Fukushima 3 Years Later: England Continues To Build Nuclear Power Plants

on January 16 2014 5:24 AM
Hinkley Point
A sign is seen outside Hinkley Point B Power Station in Bridgwater, southwest England in this file photograph dated Dec. 13, 2012. Reuters/Suzanne Plunkett

England will soon have an extra three nuclear power plants as Japan’s Toshiba (TYO:6502) looks to buy 60 percent of a nuclear venture with NuGeneration, according to the BBC.

The deal, worth $167 million, comes as the nuclear energy industry has seen many projects scaled back or killed outright after the Fukushima nuclear power plant was destroyed by Japan's 2011 earthquake and tsunami.
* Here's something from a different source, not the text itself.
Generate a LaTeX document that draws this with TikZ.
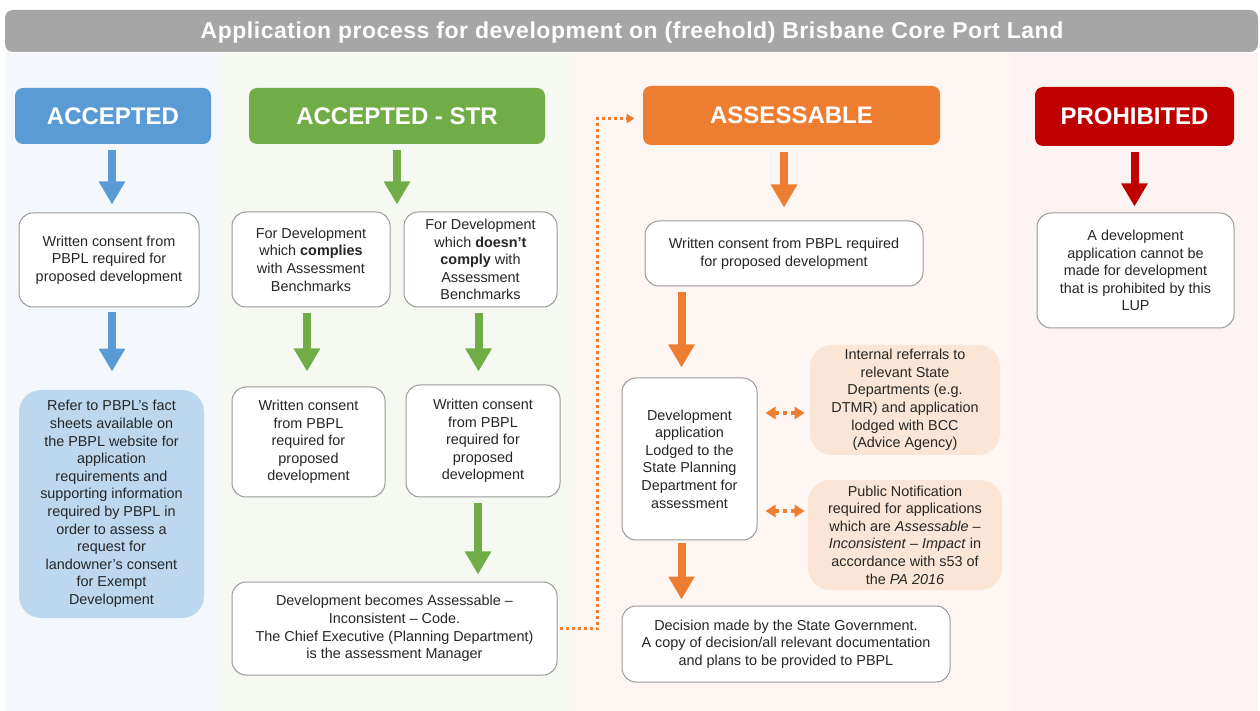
\documentclass[tikz,border=0pt]{standalone}
\usepackage{fontspec}
\setmainfont{Liberation Sans}
\usetikzlibrary{arrows.meta}

\definecolor{acc}{HTML}{5B9BD5}
\definecolor{accnote}{HTML}{BDD7EE}
\definecolor{accbg}{HTML}{F4F8FC}
\definecolor{str}{HTML}{70AD47}
\definecolor{strbg}{HTML}{F5F9F2}
\definecolor{ass}{HTML}{ED7D31}
\definecolor{assnote}{HTML}{FBE5D6}
\definecolor{assbg}{HTML}{FDF6F2}
\definecolor{pro}{HTML}{C00000}
\definecolor{probg}{HTML}{FEF3F3}
\definecolor{bar}{HTML}{A6A6A6}
\definecolor{edge}{HTML}{9A9A9A}
\definecolor{txt}{HTML}{262626}

\begin{document}
\begin{tikzpicture}
  [x=0.5pt,y=-0.5pt,
   every node/.style={font=\fontsize{7.2}{8.8}\selectfont,text=txt,align=center,inner sep=0pt},
   head/.style={fill=#1,rounded corners=4pt,text=white,font=\fontsize{12}{14}\selectfont\bfseries},
   card/.style={draw=edge,fill=white,line width=0.5pt,rounded corners=7pt},
   note/.style={fill=#1,rounded corners=11pt},
   flow/.style={draw=#1,line width=4pt,-{Triangle[width=12.5pt,length=11.5pt]}},
   link/.style={draw=ass,line width=1.5pt,dash pattern=on 1.5pt off 1.5pt,-{Triangle[width=4.5pt,length=4pt]}},
   refer/.style={draw=ass,line width=2pt,dash pattern=on 2pt off 2pt,{Triangle[width=6pt,length=5pt]}-{Triangle[width=6pt,length=5pt]}}]

  \useasboundingbox (0,0) rectangle (1260,711);

  % column backgrounds and title bar
  \fill[accbg] (5,53) rectangle (221,711);
  \fill[strbg] (221,53) rectangle (574,711);
  \fill[assbg] (574,53) rectangle (1010,711);
  \fill[probg] (1010,53) rectangle (1258,711);
  \fill[bar,rounded corners=4pt] (5,10) rectangle (1258,52);
  \node[text=white,font=\fontsize{11.5}{13}\selectfont\bfseries\addfontfeatures{LetterSpace=2.3}] (title) at (632,33)
    {Application process for development on (freehold) Brisbane Core Port Land};

  % headers
  \node[head=acc,minimum width=98pt,minimum height=28pt] (acc) at (113,116) {ACCEPTED};
  \node[head=str,minimum width=148pt,minimum height=28pt] (str) at (397,116) {ACCEPTED - STR};
  \node[head=ass,minimum width=148.5pt,minimum height=29.5pt] (ass) at (791.5,115.5) {ASSESSABLE};
  \node[head=pro,minimum width=99.5pt,minimum height=29.5pt] (pro) at (1134.5,116.5) {PROHIBITED};

  % accepted
  \node[card,minimum width=90pt,minimum height=47pt] (w1) at (109,260)
    {Written consent from\\PBPL required for\\proposed development};
  \node[note=accnote,minimum width=92.5pt,minimum height=114pt] (facts) at (111.5,504)
    {Refer to PBPL’s fact\\sheets available on\\the PBPL website for\\application\\requirements and\\supporting information\\required by PBPL in\\order to assess a\\request for\\landowner’s consent\\for Exempt\\Development};

  % accepted - str
  \node[card,minimum width=79pt,minimum height=47.5pt] (g1) at (311,259.5)
    {For Development\\which \textbf{complies}\\with Assessment\\Benchmarks};
  \node[card,minimum width=76.5pt,minimum height=47.5pt] (g2) at (480.5,259.5)
    {For Development\\which \textbf{doesn’t}\\\textbf{comply} with\\Assessment\\Benchmarks};
  \node[card,minimum width=76.5pt,minimum height=55pt] (g3) at (308.5,442)
    {Written consent\\from PBPL\\required for\\proposed\\development};
  \node[card,minimum width=77pt,minimum height=56pt] (g4) at (483,441)
    {Written consent\\from PBPL\\required for\\proposed\\development};
  \node[card,minimum width=162.5pt,minimum height=46.5pt] (g5) at (394.5,628.5)
    {Development becomes Assessable –\\Inconsistent – Code.\\The Chief Executive (Planning Department)\\is the assessment Manager};

  % assessable
  \node[card,minimum width=139pt,minimum height=32.5pt] (o1) at (784,253.5)
    {Written consent from PBPL required\\for proposed development};
  \node[card,minimum width=67.5pt,minimum height=81pt] (o2) at (689.5,459)
    {Development\\application\\Lodged to the\\State Planning\\Department for\\assessment};
  \node[note=assnote,minimum width=95pt,minimum height=55pt] (o3) at (905,400)
    {Internal referrals to\\relevant State\\Departments (e.g.\\DTMR) and application\\lodged with BCC\\(Advice Agency)};
  \node[note=assnote,minimum width=97pt,minimum height=55pt] (o4) at (905,535)
    {Public Notification\\required for applications\\which are \textit{Assessable} –\\\textit{Inconsistent} – \textit{Impact} in\\accordance with s53 of\\the \textit{PA 2016}};
  \node[card,minimum width=164pt,minimum height=38pt] (o5) at (786,644)
    {Decision made by the State Government.\\A copy of decision/all relevant documentation\\and plans to be provided to PBPL};

  % prohibited
  \node[card,minimum width=98.5pt,minimum height=57.5pt] (r1) at (1135.5,270.5)
    {A development\\application cannot be\\made for development\\that is prohibited by this\\LUP};

  % block arrows
  \draw[flow=acc,shorten <=3pt,shorten >=4pt] ([xshift=-0.5pt]acc.south) -- ([xshift=-0.5pt]acc.south |- w1.north);
  \draw[flow=acc,shorten <=2.5pt,shorten >=9pt] ([xshift=1.5pt]w1.south) -- ([xshift=1.5pt]w1.south |- facts.north);
  \draw[flow=str,shorten <=3pt,shorten >=3.5pt] (str.south) -- (str.south |- g1.north);
  \draw[flow=str,shorten <=3pt,shorten >=7.5pt] ([xshift=-2pt]g1.south) -- ([xshift=-2pt]g1.south |- g3.north);
  \draw[flow=str,shorten <=3pt,shorten >=6.5pt] ([xshift=-1pt]g2.south) -- ([xshift=-1pt]g2.south |- g4.north);
  \draw[flow=str,shorten <=3pt,shorten >=3.5pt] ([xshift=-2.5pt]g4.south) -- ([xshift=-2.5pt]g4.south |- g5.north);
  \draw[flow=ass,shorten <=3.5pt,shorten >=6.5pt] (o1.north |- ass.south) -- (o1.north);
  \draw[flow=ass,shorten <=3pt,shorten >=5pt] ([xshift=-4pt]o2.north |- o1.south) -- ([xshift=-4pt]o2.north);
  \draw[flow=ass,shorten <=1.5pt,shorten >=3pt] ([xshift=-4pt]o2.south) -- ([xshift=-4pt]o2.south |- o5.north);
  \draw[flow=pro,shorten <=3pt,shorten >=3pt] (pro.south) -- (pro.south |- r1.north);

  % dotted links
  \draw[link,shorten <=1pt,shorten >=4pt] (g5.east) -- ++(20pt,0) |- ([yshift=-1.5pt]ass.west);
  \draw[refer,shorten <=4pt,shorten >=2.5pt] ([yshift=23pt]o2.east) -- ([yshift=23pt]o2.east -| o3.west);
  \draw[refer,shorten <=4pt,shorten >=1.5pt] ([yshift=-26pt]o2.east) -- ([yshift=-26pt]o2.east -| o4.west);
\end{tikzpicture}
\end{document}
Three years later Japanese authorities still face critical problems with radiation leaks.

Toshiba and England's NuGeneration will construct three nuclear plants at the Moorside site in West Cumbria, about 300 miles northwest of London.

The deal "represents a major investment in the future, and in supporting the UK to meet the challenges of securing a stable, affordable, future energy supply and cutting CO2 emissions," Toshiba said in a statement.

Governments worldwide are skeptical about developing nuclear energy due to political and safety concerns. But they also have ambitious goals of reducing carbon emissions, and nuclear power is an effective choice in that regard.

Britain faces that same dilemma as it tries to diversify its energy mix and cut its carbon footprint by 80 percent by 2050.

In November the U.K. awarded France's state-owned Electricite de France SA (EPA:EDF) a contract to build the first nuclear power plant in Europe since Fukushima.

The French company and the British government have agreed in principle on key commercial terms for the planned Hinkley Point C nuclear power station, located in southwest England, adjacent to an existing nuclear power plant that is also run by EDF.

The new project is expected to generate about 5 percent of England’s generating capacity.

British Prime Minister David Cameron welcomed the deal, saying it will create 25,000 jobs and bring in billions of dollars in investment.

“This also marks the next generation of nuclear power in Britain, which has an important part to play in contributing to our future energy needs,” Cameron said. The prime minister was referencing warnings by regulators that England risks electricity blackouts if it does not begin replacing old power plants.